8. Bases confiáveis, não voláteis e persistentes, e a teoria sistêmica de Niklas Luhmann
Resumindo e complementando o tópico anterior, que é bastante extenso, para colocá-lo sob fundamentos sistêmicos luhmannianos, podem-se destacar, em relação às bases confiáveis externas, não voláteis e persistentes, os aspectos adiante. Adota-se o linguajar do jussociólogo alemão e, por isso, entendeu-se relevante apartar esse enquadramento teórico do item anterior.
A confiabilidade da base aliviará o sistema processual e seus operadores de muito esforço de validação da informação[31] de que necessitam[32]. A confiabilidade pode aludir apenas à qualidade da informação e à sua fidedignidade. Bases apenas confiáveis são muito úteis, mas exigem a internalização física da informação. O sistema não pode adotar apenas o fenômeno sistêmico do acoplamento estrutural[33]. O linkamento e outros mecanismos de troca/incorporação de informação poderão ser acionados para trazer aos autos virtuais a informação. Em outro momento, adotou-se o termo extraoperabilidade[34] para descrever essa internalização efetiva (não virtual) e realçar a conexão do sistema processual com os demais sistemas do mundo. Nesse caso, o sistema processual pode “alimentar-se” e manter a clausura de operação[35]. Há um trânsito efetivo do dado a processar (o sistema apropria-se dele, duplica-o, tornando um atributo sistêmico) mas não de estruturas operativas, no linguajar luhmanniano. A extraoperabilidade supõe, portanto, uma operação única.
A não volatilidade e a persistência, por seu lado, dizem respeito à conservação do dado ou informação em sua fonte externa – um requisito indispensável para o sistema processual internalizá-los apenas virtualmente. Tem a ver com história, registro (ou “log” dos técnicos) e envolve a possibilidade de reconstituição operativo-estrutural (autopoiese). Na virtualidade, é possível espancar-se o tempo e pensar em ordem, sequência de instantâneos concomitantemente presentes[36]. Como, segundo Luhmann, não existe propriamente o presente – é o ponto cego do tempo[37] -, é como se tudo, do passado, acontecesse simultaneamente. A ordem é apenas um atributo do fato, dado pelo observador. Assim, num ambiente virtual com bases confiáveis, não voláteis e persistentes, pode-se trabalhar a classificação dos fatos, sem o tempo, para separar tudo apenas em “o que é” e “o que não é”. Tudo o que já foi, é e está à disposição. Valendo-se de bases apenas confiáveis, sem os requisitos da não volatilidade e da persistência, ao contrário, o sistema processual deve internalizar efetivamente dado/informação para atribuir as qualidades da não volatilidade e da persistência. Nesse caso, o dado/informação torna-se propriedade (atributo) do objeto processual (o processo) e fixa-se no ambiente deste, destituindo-se das características intrínsecas temporais. Há uma internalização real e não virtual.

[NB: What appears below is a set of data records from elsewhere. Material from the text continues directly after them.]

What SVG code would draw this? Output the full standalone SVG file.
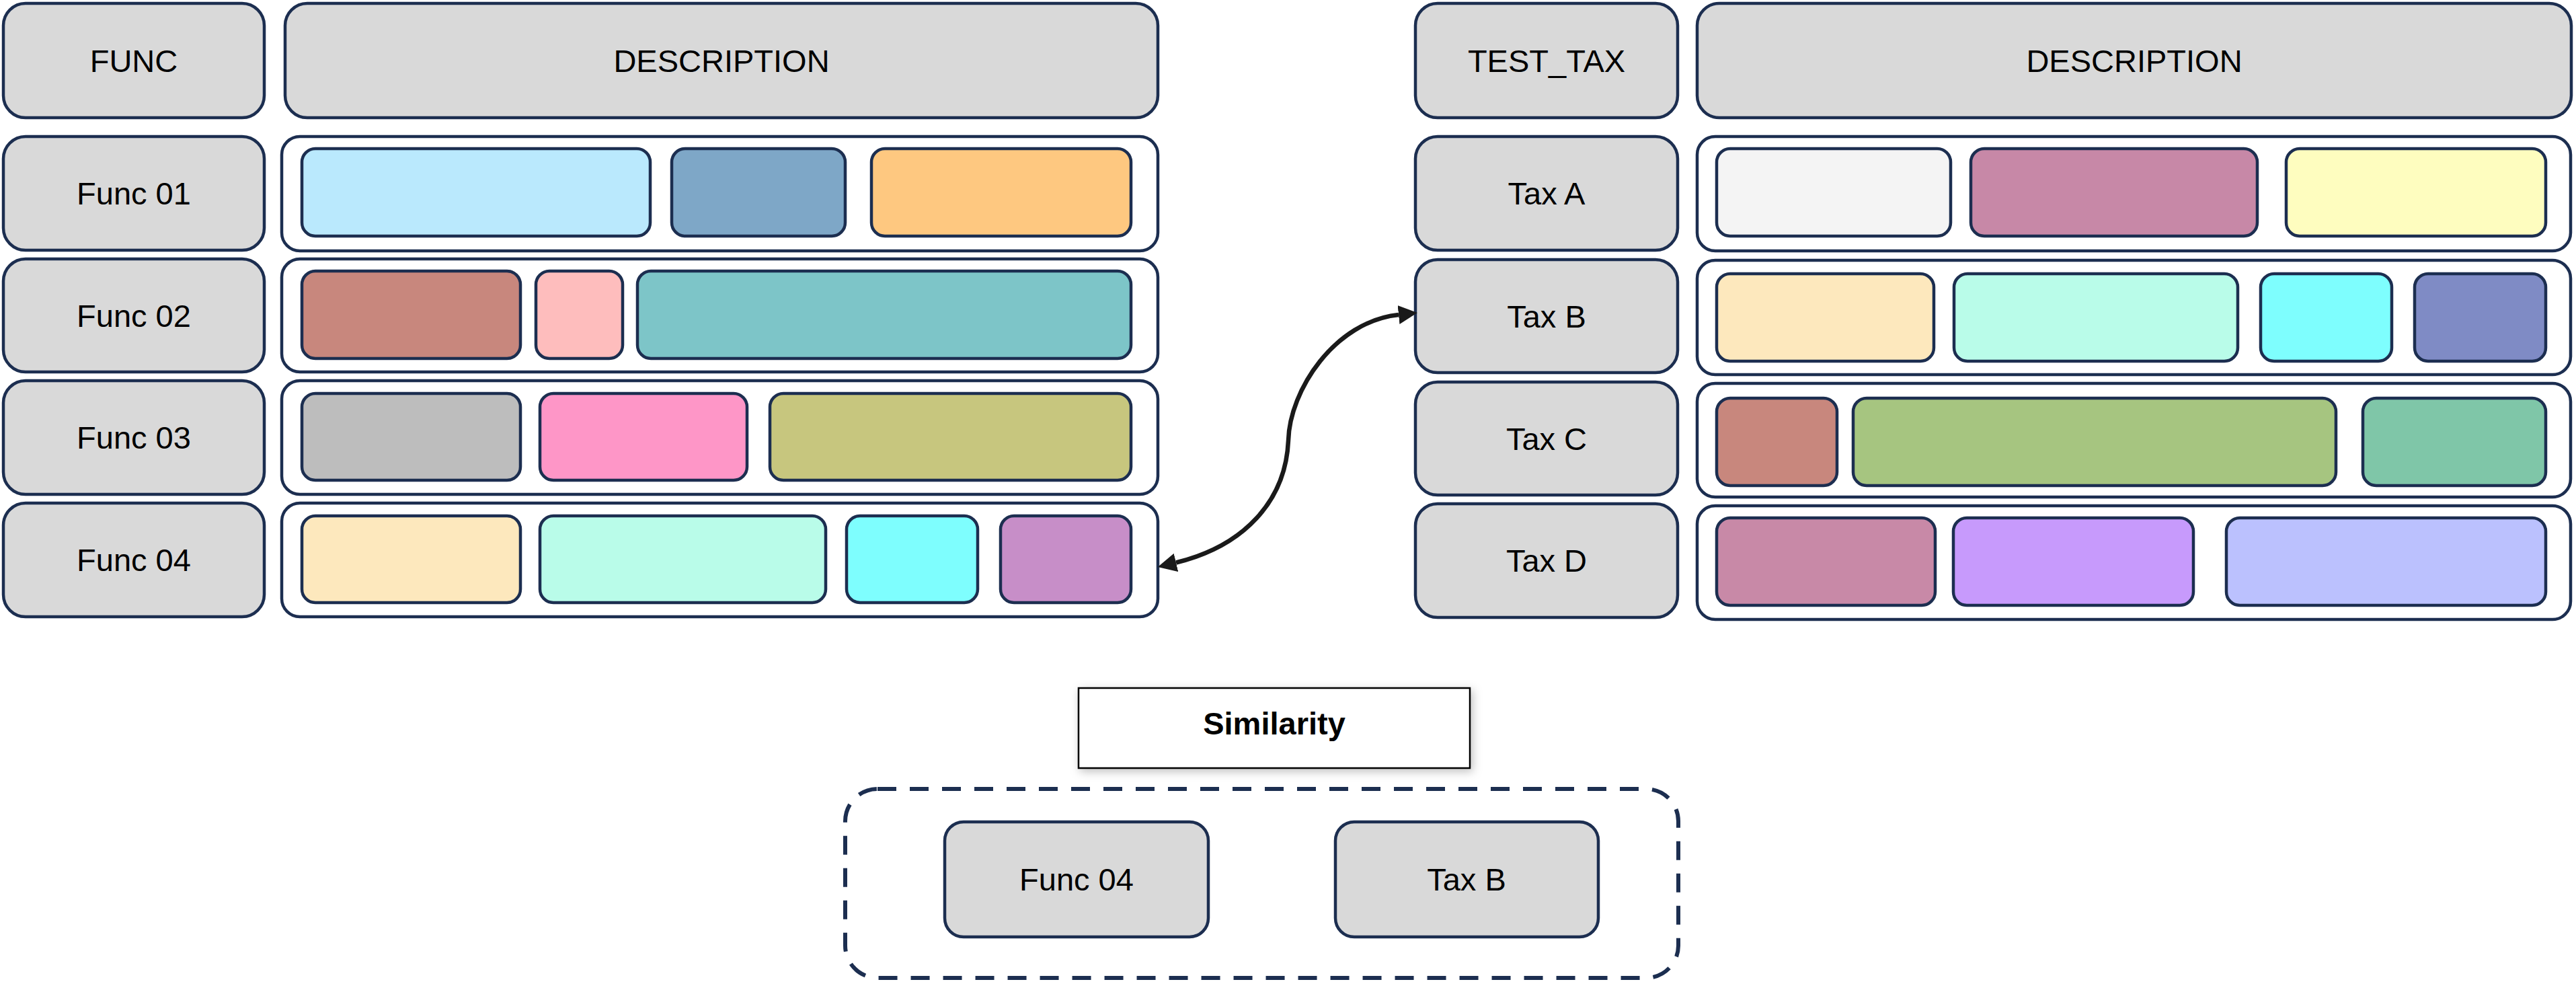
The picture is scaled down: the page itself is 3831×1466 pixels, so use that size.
<svg xmlns="http://www.w3.org/2000/svg" width="3831" height="1466" viewBox="0 0 3831 1466">
<style>
.lbl{fill:#d9d9d9;stroke:#1c2e50;stroke-width:4.5}
.row{fill:#ffffff;stroke:#1c2e50;stroke-width:4.5}
.cell{stroke:#1c2e50;stroke-width:4.5}
.t{font-family:"Liberation Sans",Arial,sans-serif;font-size:47px;fill:#000;text-anchor:middle}
.tb{font-family:"Liberation Sans",Arial,sans-serif;font-size:47px;font-weight:bold;fill:#000;text-anchor:middle}
.conn{fill:none;stroke:#1a1a1a;stroke-width:6.5}
</style>
<defs>
<marker id="ah" markerUnits="userSpaceOnUse" markerWidth="28" markerHeight="28" viewBox="0 0 28 28" refX="0" refY="14" orient="auto-start-reverse">
<path d="M0,0 L28,14 L0,28 z" fill="#1a1a1a"/>
</marker>
<filter id="sh" x="-10%" y="-20%" width="125%" height="150%">
<feDropShadow dx="3" dy="4" stdDeviation="7" flood-color="#000" flood-opacity="0.25"/>
</filter>
</defs>
<rect width="3831" height="1466" fill="#ffffff"/>

<!-- Left table -->
<g id="hdr-func"><rect class="lbl" x="5" y="5" width="388" height="170" rx="33"/><text class="t" x="199" y="107">FUNC</text></g>
<g id="hdr-desc-left"><rect class="lbl" x="424" y="5" width="1298" height="170" rx="33"/><text class="t" x="1073" y="107">DESCRIPTION</text></g>

<g id="func01"><rect class="lbl" x="5" y="203" width="388" height="169" rx="33"/><text class="t" x="199" y="304">Func 01</text></g>
<g id="func01-desc"><rect class="row" x="419" y="203" width="1303" height="170" rx="27"/>
<rect class="cell" x="449" y="221" width="518" height="130" rx="20" fill="#bae9fd"/>
<rect class="cell" x="999" y="221" width="258" height="130" rx="20" fill="#7ea7c7"/>
<rect class="cell" x="1296" y="221" width="386" height="130" rx="20" fill="#fec880"/></g>

<g id="func02"><rect class="lbl" x="5" y="385" width="388" height="168" rx="33"/><text class="t" x="199" y="486">Func 02</text></g>
<g id="func02-desc"><rect class="row" x="419" y="385" width="1303" height="168" rx="27"/>
<rect class="cell" x="449" y="403" width="325" height="130" rx="20" fill="#c8877d"/>
<rect class="cell" x="797" y="403" width="129" height="130" rx="20" fill="#febdbd"/>
<rect class="cell" x="948" y="403" width="734" height="130" rx="20" fill="#7dc5c8"/></g>

<g id="func03"><rect class="lbl" x="5" y="566" width="388" height="169" rx="33"/><text class="t" x="199" y="667">Func 03</text></g>
<g id="func03-desc"><rect class="row" x="419" y="566" width="1303" height="169" rx="27"/>
<rect class="cell" x="449" y="585" width="325" height="129" rx="20" fill="#bdbdbd"/>
<rect class="cell" x="803" y="585" width="308" height="129" rx="20" fill="#fe96c7"/>
<rect class="cell" x="1145" y="585" width="537" height="129" rx="20" fill="#c7c67e"/></g>

<g id="func04"><rect class="lbl" x="5" y="748" width="388" height="169" rx="33"/><text class="t" x="199" y="849">Func 04</text></g>
<g id="func04-desc"><rect class="row" x="419" y="748" width="1303" height="169" rx="27"/>
<rect class="cell" x="449" y="767" width="325" height="129" rx="20" fill="#fde8bd"/>
<rect class="cell" x="803" y="767" width="425" height="129" rx="20" fill="#b9fce9"/>
<rect class="cell" x="1259" y="767" width="195" height="129" rx="20" fill="#7efefe"/>
<rect class="cell" x="1488" y="767" width="194" height="129" rx="20" fill="#c78ec8"/></g>

<!-- Right table -->
<g id="hdr-testtax"><rect class="lbl" x="2105" y="5" width="390" height="170" rx="33"/><text class="t" x="2300" y="107">TEST_TAX</text></g>
<g id="hdr-desc-right"><rect class="lbl" x="2524" y="5" width="1300" height="170" rx="33"/><text class="t" x="3174" y="107">DESCRIPTION</text></g>

<g id="taxA"><rect class="lbl" x="2105" y="203" width="390" height="169" rx="33"/><text class="t" x="2300" y="304">Tax A</text></g>
<g id="taxA-desc"><rect class="row" x="2524" y="203" width="1299" height="170" rx="27"/>
<rect class="cell" x="2553" y="221" width="348" height="130" rx="20" fill="#f4f4f4"/>
<rect class="cell" x="2931" y="221" width="426" height="130" rx="20" fill="#c788a7"/>
<rect class="cell" x="3400" y="221" width="386" height="130" rx="20" fill="#fefdbf"/></g>

<g id="taxB"><rect class="lbl" x="2105" y="386" width="390" height="168" rx="33"/><text class="t" x="2300" y="487">Tax B</text></g>
<g id="taxB-desc"><rect class="row" x="2524" y="387" width="1299" height="170" rx="27"/>
<rect class="cell" x="2553" y="407" width="323" height="130" rx="20" fill="#fde8bd"/>
<rect class="cell" x="2906" y="407" width="422" height="130" rx="20" fill="#b9fce9"/>
<rect class="cell" x="3362" y="407" width="195" height="130" rx="20" fill="#7efefe"/>
<rect class="cell" x="3591" y="407" width="195" height="130" rx="20" fill="#7f8bc5"/></g>

<g id="taxC"><rect class="lbl" x="2105" y="568" width="390" height="168" rx="33"/><text class="t" x="2300" y="669">Tax C</text></g>
<g id="taxC-desc"><rect class="row" x="2524" y="570" width="1299" height="169" rx="27"/>
<rect class="cell" x="2553" y="592" width="179" height="130" rx="20" fill="#c8877d"/>
<rect class="cell" x="2756" y="592" width="718" height="130" rx="20" fill="#a6c580"/>
<rect class="cell" x="3514" y="592" width="272" height="130" rx="20" fill="#7fc6a8"/></g>

<g id="taxD"><rect class="lbl" x="2105" y="749" width="390" height="169" rx="33"/><text class="t" x="2300" y="850">Tax D</text></g>
<g id="taxD-desc"><rect class="row" x="2524" y="752" width="1299" height="169" rx="27"/>
<rect class="cell" x="2553" y="770" width="325" height="130" rx="20" fill="#c889a7"/>
<rect class="cell" x="2905" y="770" width="357" height="130" rx="20" fill="#c79afc"/>
<rect class="cell" x="3311" y="770" width="475" height="130" rx="20" fill="#bbc1fe"/></g>

<!-- Bottom -->
<g id="similarity"><rect x="1604" y="1023" width="582" height="119" fill="#ffffff" stroke="#000" stroke-width="2.5" filter="url(#sh)"/><text class="tb" x="1895" y="1092">Similarity</text></g>
<g id="similar-group"><rect x="1257" y="1173" width="1239" height="281" rx="48" fill="none" stroke="#1c2e50" stroke-width="6" stroke-dasharray="28 20"/></g>
<g id="sim-func04"><rect class="lbl" x="1405" y="1222" width="392" height="171" rx="28"/><text class="t" x="1601" y="1324">Func 04</text></g>
<g id="sim-taxB"><rect class="lbl" x="1986" y="1222" width="391" height="171" rx="28"/><text class="t" x="2181" y="1324">Tax B</text></g>

<!-- Connectors -->
<g id="connectors">
<path class="conn" d="M1749,836.5 C1850,812 1912,745 1916,655 C1918,580 1985,478 2080,468" marker-start="url(#ah)" marker-end="url(#ah)"/>
</g>
</svg>
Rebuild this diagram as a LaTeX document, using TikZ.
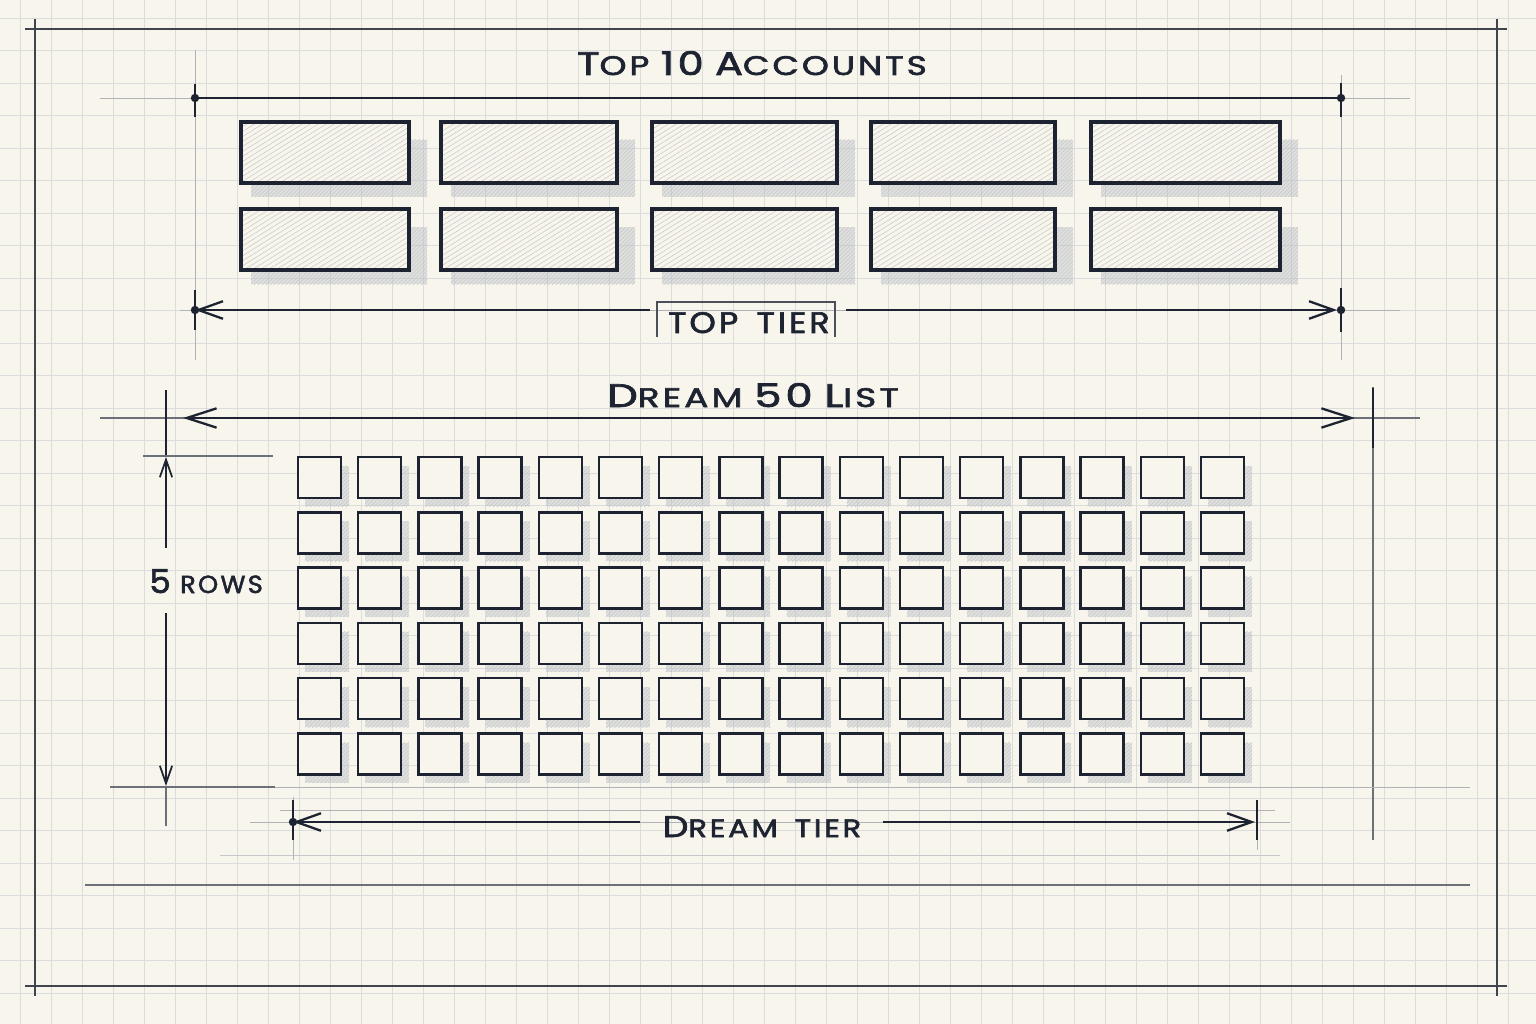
\documentclass[tikz,border=0pt]{standalone}
\usepackage{fontspec}
\usepackage{graphicx}
\setmainfont{Poppins}[FakeBold=2]
\usetikzlibrary{arrows.meta,patterns.meta}
\definecolor{ink}{HTML}{1D2330}
\definecolor{paper}{HTML}{F7F5EC}
\definecolor{gridc}{HTML}{DADDDC}
\definecolor{shade}{HTML}{B5BAC2}
\newcommand\capbig[2]{{\fontsize{#1}{#1}\selectfont #2}}
\newcommand\wsp{\hspace{0.55em}}
\newcommand\fitlabel[3]{\resizebox{#1}{#2}{\addfontfeature{LetterSpace=9}#3}}
\begin{document}
\begin{tikzpicture}[x=0.02cm,y=-0.02cm,
  gridline/.style={gridc, line width=0.45pt},
  constr/.style={ink!35, line width=0.5pt},
  constrd/.style={ink!65, line width=0.8pt},
  dimline/.style={ink, line width=1.6pt},
  frameline/.style={ink!85, line width=1pt},
  topbox/.style={draw=ink, line width=1.8pt},
  hatch/.style={pattern={Lines[angle=32,distance=2.4pt,line width=0.25pt]}, pattern color=ink!28},
  shadowfill/.style={fill=shade, opacity=0.35},
  shadowhatch/.style={pattern={Lines[angle=45,distance=1.6pt,line width=0.3pt]}, pattern color=ink!25},
  sqbox/.style={draw=ink, line width=1.4pt, fill=paper},
  bigarrow/.style={{Straight Barb[length=17pt,width=11pt,line width=1.3pt]}-{Straight Barb[length=17pt,width=11pt,line width=1.3pt]}},
  leftarrow/.style={{Straight Barb[length=14pt,width=10pt,line width=1.3pt]}-},
  rightarrow/.style={-{Straight Barb[length=14pt,width=10pt,line width=1.3pt]}},
  dot/.style={fill=ink},
  lbl/.style={text=ink, inner sep=0pt, anchor=base}
]
% paper
\fill[paper] (0,0) rectangle (1536,1024);
\useasboundingbox (0,0) rectangle (1536,1024);
% background grid
\foreach \gx in {20,51,...,1520} \draw[gridline] (\gx,0) -- (\gx,1024);
\foreach \gy in {18,50.5,...,1020} \draw[gridline] (0,\gy) -- (1536,\gy);

% frame
\draw[frameline] (25,29) -- (1507,29);
\draw[frameline] (25,986) -- (1507,986);
\draw[frameline] (35,19) -- (35,996);
\draw[frameline] (1497,19) -- (1497,996);

% construction lines
\draw[constr] (100,98) -- (1410,98);
\draw[constr] (195,50) -- (195,360);
\draw[constr] (1341,75) -- (1341,360);
\draw[constr] (180,310) -- (1400,310);
\draw[constrd] (100,418) -- (1420,418);
\draw[constrd] (166,390) -- (166,455);
\draw[constrd] (1373,387) -- (1373,840);
\draw[constrd] (143,456) -- (273,456);
\draw[constrd] (110,787) -- (275,787);
\draw[constr] (275,787) -- (1470,787);
\draw[constr] (280,810) -- (1275,810);
\draw[constr, ink!25] (220,855) -- (1280,855);
\draw[constrd] (85,885) -- (1470,885);
\draw[constrd] (166,787) -- (166,826);
\draw[constr] (293,797) -- (293,860);
\draw[constr] (1257,800) -- (1257,850);

% title
\node[lbl] (title) at (752,75) {\fitlabel{199pt}{13.6pt}{\capbig{20}{T}\capbig{16.5}{OP}\wsp\capbig{20}{10}\wsp\capbig{20}{A}\capbig{16.5}{CCOUNTS}}};

% top dimension line
\coordinate (tA) at (195,98);
\coordinate (tB) at (1341,98);
\draw[dimline] (tA) -- (tB);
\fill[dot] (tA) circle[radius=2.4pt];
\fill[dot] (tB) circle[radius=2.4pt];
\draw[ink, line width=1.3pt] (195,84) -- (195,117);
\draw[ink, line width=1.3pt] (1341,83) -- (1341,117);

% top boxes
\foreach \a/\b in {241/409,441/617,652/837,871/1055,1091/1280} {
  \foreach \ya/\yb in {122/183,209/270} {
    \fill[shadowfill] (\a+10,\ya+18) rectangle (\b+18,\yb+14);
    \fill[shadowhatch] (\a+10,\ya+18) rectangle (\b+18,\yb+14);
    \fill[paper] (\a,\ya) rectangle (\b,\yb);
    \fill[hatch] (\a,\ya) rectangle (\b,\yb);
    \draw[topbox] (\a,\ya) rectangle (\b,\yb);
  }
}

% top tier dimension
\coordinate (ttA) at (195,310);
\coordinate (ttL) at (650,310);
\coordinate (ttR) at (846,310);
\coordinate (ttB) at (1337,310);
\draw[dimline, leftarrow] (ttA) -- (ttL);
\draw[dimline, rightarrow] (ttR) -- (ttB);
\fill[dot] (ttA) circle[radius=2.4pt];
\fill[dot] (1341,310) circle[radius=2.4pt];
\draw[ink, line width=1.3pt] (195,290) -- (195,330);
\draw[ink, line width=1.3pt] (1341,288) -- (1341,332);
\node[lbl] (toptier) at (749,333) {\fitlabel{91.9pt}{11.9pt}{\capbig{17}{TOP\wsp TIER}}};
\draw[ink!80, line width=0.6pt] (657,337) -- (657,302) -- (835,302) -- (835,337);

% dream title
\node[lbl] (dream) at (753,407) {\fitlabel{166pt}{13.6pt}{\capbig{20}{D}\capbig{16.5}{REAM}\wsp\capbig{20}{50}\wsp\capbig{20}{L}\capbig{16.5}{IST}}};

% dream dimension
\coordinate (dA) at (166,418);
\coordinate (dB) at (1373,418);
\draw[dimline, bigarrow] (183,418) -- (1355,418);
\draw[ink, line width=1.4pt] (dA) ++(0,-28) -- ++(0,65);
\draw[ink, line width=1.4pt] (dB) ++(0,-30) -- ++(0,60);

% rows dimension
\coordinate (rA) at (166,457);
\coordinate (rB) at (166,786);
\draw[ink, line width=1.1pt, {Straight Barb[length=10pt,width=7pt,line width=1pt]}-] (rA) -- (166,548);
\draw[ink, line width=1.1pt, -{Straight Barb[length=10pt,width=7pt,line width=1pt]}] (166,613) -- (rB);
\node[lbl, anchor=base west] (rows) at (149,593) {\fitlabel{64.6pt}{13.6pt}{\capbig{20}{5}\wsp\capbig{15}{ROWS}}};

% squares grid
\foreach \c in {0,...,15} {
  \foreach \r in {0,...,5} {
    \pgfmathsetmacro\sx{298+60.2*\c}
    \pgfmathsetmacro\sy{457+55.3*\r}
    \fill[shadowfill] (\sx+7,\sy+9) rectangle (\sx+51,\sy+49);
    \fill[shadowhatch] (\sx+7,\sy+9) rectangle (\sx+51,\sy+49);
    \draw[sqbox] (\sx,\sy) rectangle (\sx+43,\sy+41);
  }
}

% dream tier dimension
\coordinate (dtA) at (293,822);
\coordinate (dtL) at (640,822);
\coordinate (dtR) at (883,822);
\coordinate (dtB) at (1255,822);
\draw[constr] (250,822) -- (1290,822);
\draw[dimline, leftarrow] (dtA) -- (dtL);
\draw[dimline, rightarrow] (dtR) -- (dtB);
\fill[dot] (dtA) circle[radius=2.4pt];
\draw[ink, line width=1.2pt] (293,800) -- (293,840);
\draw[ink, line width=1.2pt] (1257,800) -- (1257,840);
\node[lbl] (dreamtier) at (762,837) {\fitlabel{113pt}{11.9pt}{\capbig{19}{D}\capbig{16}{REAM\wsp TIER}}};
\end{tikzpicture}
\end{document}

A não volatilidade e a persistência, se existentes no nível estrutural-operativo de uma base confiável externa, permitem pensar-se até mesmo na interpenetração[38]. O fechamento operacional expõe-se também à virtualidade. As fronteiras do sistema virtualizam-se nos dois âmbitos – da informação e da operação - e mobilizam-se para envolver os dados/informações, onde estão, com submissão a operações estruturais de sistemas externos mantenedores dessas bases. Não se evita apenas o fenômeno de internalização, de replicação, do dado ou da informação no interior do sistema processual. As fronteiras sistêmicas ampliam-se para além do dado e da informação, virtualmente, para abranger também a incorporação das estruturas operacionais alienígenas em sua própria malha estrutural-operativa (interpenetração). Há um alívio sistêmico no plano operacional também.
Portanto, não somente a informação é envolvida. Operações externas também podem integrar-se para ajudar a compor a estrutura operacional do sistema processual, daí a interpenetração. A clausura de operação concretiza-se, a partir dessa possibilidade, pela seleção da operação a ser integrada na estrutura operativa do sistema processual, não mais por ser o sistema processual o único detentor do espectro de possibilidades operacionais.